Former President Donald Trump strongly advocated that each NATO member should spend two percent of its GDP on defense as they all committed to in 2014 but not all allies have complied with this requirement.

The United States was spending much more on defense than other allies, amounting to 4 percent to 4.3 percent of GDP. By contrast, ”Germany is paying 1 to 1.2 percent ... of a much smaller GDP,” Trump said at a press conference held during the NATO Summit in 2019.

Stoltenberg did not mention the two percent spending commitment and did not provide more details about the common-funded budget increase.
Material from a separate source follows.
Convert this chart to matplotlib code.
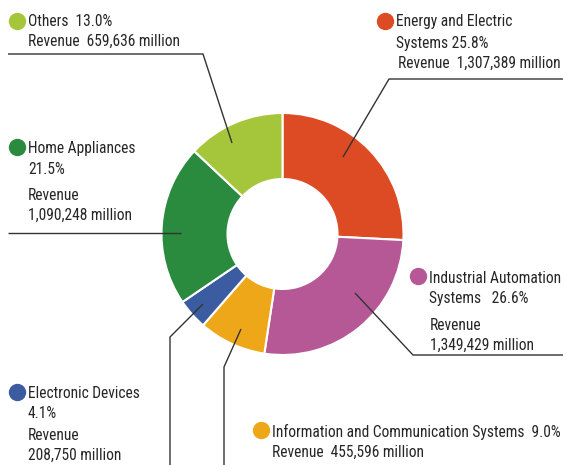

The official flag of Eurocorps military contingent is seen during a ceremony at Eurocorps headquarters in Strasbourg, eastern France, on Jan. 4, 2012. (Frederick Florin/AFP/Getty Images)
The official flag of Eurocorps military contingent is seen during a ceremony at Eurocorps headquarters in Strasbourg, eastern France, on Jan. 4, 2012. (Frederick Florin/AFP/Getty Images)

EU Defense vs. NATO Defense

“EU cannot defend Europe. EU cannot replace NATO as a cornerstone for European security,” Stoltenberg said when a concern was voiced in the discussion that the European Union, as an organization, has also developed its defense capabilities and NATO should cooperate with the EU in defense rather than compete.

Stoltenberg cited two reasons why the EU needs NATO for defense: 80 percent of NATO defense spending comes from non-EU NATO members and non-EU allies are on Europe’s flanks.

“In the north, you have Norway, in the south, you have Turkey. And then in the west, you have the United States, Canada, and the United Kingdom, and of course, all of these countries in different ways are important for the defense of Europe,” he added.

“I welcome EU efforts on defense, but not [as] something that can replace, or duplicate, or protect Europe, because that’s something we had to do together in NATO, Europe, and North America, together with the UK,” the general secretary explained.